Another thing to note is the difference in estimated densities for \(k\)-NN and the true distribution, and the other methods tried previously. The variance of \(k\)-NN based estimation for density is very high and therefore it’s not recommended for density estimation using only one sample. The process does benefit from multiple samples from which the average density can be calculated.

Comparing Methods

Now, let’s compare the three density estimation methods against the true distribution. As we saw previously, there are significant differences on the magnitude of the densities estimated by each method. Therefore we’ll keep the same color scale for the magnitude of the estimated density with the reference being the true distribution.

Don’t worry too much about this code, it’s fairly simple but it’s only here to generate the last plot and not important to the overall understanding of this tutorial.

# Plot

fig = plt.figure(figsize=(9, 5))
b = 0.30
h = 0.38

ax1 = fig.add_axes((0.38, 0.57, b + 0.07, h))
ax2 = fig.add_axes((0.06, 0.09, b, h))
ax3 = fig.add_axes((0.38, 0.09, b, h))
ax4 = fig.add_axes((0.70, 0.09, b, h))

cbar = ax1.contourf(X, Y, P)

ax2.contourf(X, Y, fx2.reshape(X.shape), levels=cbar.levels)
ax3.contourf(X, Y, fx3.reshape(X.shape), levels=cbar.levels)
ax4.contourf(X, Y, fx4.reshape(X.shape), levels=cbar.levels)

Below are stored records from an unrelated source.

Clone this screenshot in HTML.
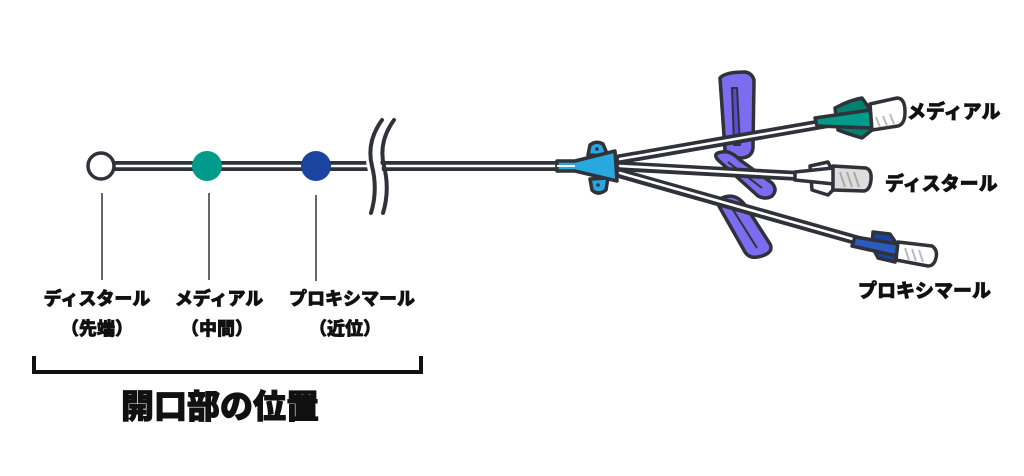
<!DOCTYPE html>
<html><head><meta charset="utf-8"><style>
html,body{margin:0;padding:0;background:#fff;}
svg{display:block}
text{font-family:"Liberation Sans","Noto Sans CJK JP",sans-serif;font-weight:900;fill:#111;stroke:#111;stroke-width:0.7}
</style></head><body>
<svg width="1024" height="476" viewBox="0 0 1024 476" xmlns="http://www.w3.org/2000/svg">
<!-- main tube -->
<line x1="100" y1="166" x2="575" y2="166" stroke="#2f3238" stroke-width="10"/>
<line x1="110" y1="166" x2="575" y2="166" stroke="#fff" stroke-width="2.6"/>
<!-- break marks -->
<path d="M385 118 Q368 140 374 166 Q380 192 372 215" fill="none" stroke="#fff" stroke-width="14"/>
<path d="M382 120 Q366 142 372 166 Q378 190 371 213" fill="none" stroke="#2f3238" stroke-width="4" stroke-linecap="round"/>
<path d="M394 120 Q378 142 384 166 Q390 190 383 213" fill="none" stroke="#2f3238" stroke-width="4" stroke-linecap="round"/>
<!-- dots -->
<circle cx="101" cy="166" r="13" fill="#fff" stroke="#2f3238" stroke-width="3.5"/>
<circle cx="207" cy="166" r="15" fill="#009b8a"/>
<circle cx="316" cy="166" r="15" fill="#1a44a0"/>
<!-- leader lines -->
<line x1="102" y1="193" x2="102" y2="280" stroke="#2f3238" stroke-width="1.5"/>
<line x1="209" y1="193" x2="209" y2="280" stroke="#2f3238" stroke-width="1.5"/>
<line x1="316" y1="195" x2="316" y2="281" stroke="#2f3238" stroke-width="1.5"/>
<!-- labels -->
<g font-size="18" text-anchor="middle">
<text x="97" y="305">ディスタール</text>
<text x="97" y="335">（先端）</text>
<text x="219" y="305">メディアル</text>
<text x="217" y="335">（中間）</text>
<text x="352" y="305">プロキシマール</text>
<text x="345" y="335">（近位）</text>
</g>
<!-- bracket -->
<path d="M34 356 V372 H421 V356" fill="none" stroke="#111" stroke-width="4"/>
<text x="220" y="418" font-size="33" text-anchor="middle" style="stroke-width:1">開口部の位置</text>

<!-- clamps (behind) -->
<g stroke="#2f3238" stroke-width="3.5" fill="#7b6cf0" stroke-linejoin="round">
<path d="M720 78 Q725 72 745 72 Q752 73 754 80 L753 148 Q752 158 740 158 Q726 158 725 150 Z"/>
<path d="M732 88 L737 88 L740 145 L734 145 Z" fill="#5a4bd0" stroke-width="2"/>
<path d="M718 160 Q712 153 722 152 Q730 150 740 160 L772 183 Q778 190 772 196 Q766 200 758 196 Z"/>
<path d="M728 162 L762 188" stroke-width="2"/>
<path d="M722 198 Q716 202 720 208 L745 252 Q750 260 762 256 Q774 252 770 244 L745 205 Q735 192 722 198 Z"/>
<path d="M730 205 L757 248" stroke-width="2"/>
</g>
<!-- branch tubes -->
<g stroke-linecap="round">
<line x1="615" y1="160" x2="845" y2="120" stroke="#2f3238" stroke-width="10"/>
<line x1="620" y1="159" x2="845" y2="120" stroke="#fff" stroke-width="2.6"/>
<line x1="615" y1="166" x2="800" y2="176" stroke="#2f3238" stroke-width="10"/>
<line x1="620" y1="166" x2="800" y2="176" stroke="#fff" stroke-width="2.6"/>
<line x1="615" y1="172" x2="870" y2="244" stroke="#2f3238" stroke-width="10"/>
<line x1="620" y1="173" x2="870" y2="244" stroke="#fff" stroke-width="2.6"/>
</g>
<!-- hub -->
<g stroke="#2f3238" stroke-width="3.5" stroke-linejoin="round">
<path d="M588 155 L590 145 Q596 140 603 144 L608 156 Z" fill="#29a8e0"/>
<path d="M590 179 L608 178 L606 190 Q598 196 592 190 Z" fill="#29a8e0"/>
<path d="M557 161 L575 161 L615 151 L617 181 L575 171 L557 171 Z" fill="#29a8e0"/>
</g>
<line x1="557" y1="166" x2="575" y2="166" stroke="#fff" stroke-width="2"/>
<circle cx="597" cy="149" r="1.8" fill="#2f3238"/><circle cx="598" cy="185" r="1.8" fill="#2f3238"/>

<!-- medial connector -->
<g stroke="#2f3238" stroke-width="3.5" stroke-linejoin="round">
<path d="M835 108 Q850 100 862 98 L872 112 L872 130 L862 138 Q848 134 838 130 Z" fill="#00806f"/>
<path d="M815 118 L870 110 L872 128 L817 126 Z" fill="#009b8a"/>
<path d="M870 104 L897 98 Q905 98 905 112 Q905 124 898 126 L872 130 Z" fill="#fff"/>
</g>
<!-- distal connector -->
<g stroke="#2f3238" stroke-width="3.5" stroke-linejoin="round">
<path d="M810 166 L828 162 L833 172 L833 190 L828 195 L812 190 Z" fill="#fff"/>
<path d="M795 172 L833 168 L834 184 L795 180 Z" fill="#fff"/>
<path d="M833 166 L866 168 Q872 170 871 180 Q870 190 864 191 L833 190 Z" fill="#ddd"/>
</g>
<path d="M840 172 l5 15 M847 172 l5 15 M854 172 l5 15" stroke="#aaa" stroke-width="2"/>
<!-- proximal connector -->
<g stroke="#2f3238" stroke-width="3.5" stroke-linejoin="round">
<path d="M873 232 L890 234 L898 246 L895 262 L878 258 L872 246 Z" fill="#1a44a0"/>
<path d="M855 237 L898 244 L897 256 L852 246 Z" fill="#2b5bc0"/>
<path d="M898 242 L932 246 Q938 250 936 258 Q934 266 928 266 L896 260 Z" fill="#fff"/>
</g>
<path d="M905 248 l4 12 M912 249 l4 12 M919 250 l4 12 M876 117 l4 10 M883 116 l4 10 M890 114 l4 10" stroke="#bbb" stroke-width="2"/>

<g font-size="19">
<text x="907" y="118">メディアル</text>
<text x="885" y="190">ディスタール</text>
<text x="858" y="297">プロキシマール</text>
</g>
</svg>
</body></html>
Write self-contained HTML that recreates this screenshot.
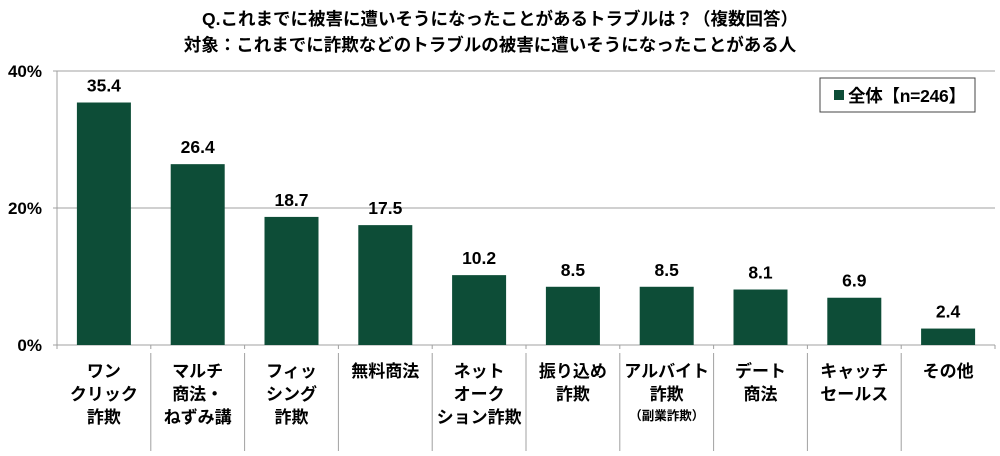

for ax in [ax1, ax2, ax3, ax4]:
    ax.set_xlim([-4.5, 4.5])
    ax.set_ylim([-2.5, 2.5])

for ax in [ax1, ax2]:
    ax.set_ylabel("$x_2$")

for ax in [ax2, ax3, ax4]:
    ax.set_xlabel("$x_1$")

for ax in [ax3, ax4]:
    ax.get_yaxis().set_visible(False)

ax1.get_xaxis().set_visible(False)

ax2.set_title("Binning")
ax3.set_title("KDE")
ax4.set_title("$k$-NN")
ax1.set_title("True distribution")
plt.colorbar(cbar)
plt.show()

From this plot alone, the differences between methods are very apparent. KDE appears as the most suitable method for density estimation while \(k\)-NN is not recommended at all. Binning also seems suitable but the choice of an adequate binning scheme remains a challenge that needs to be addressed.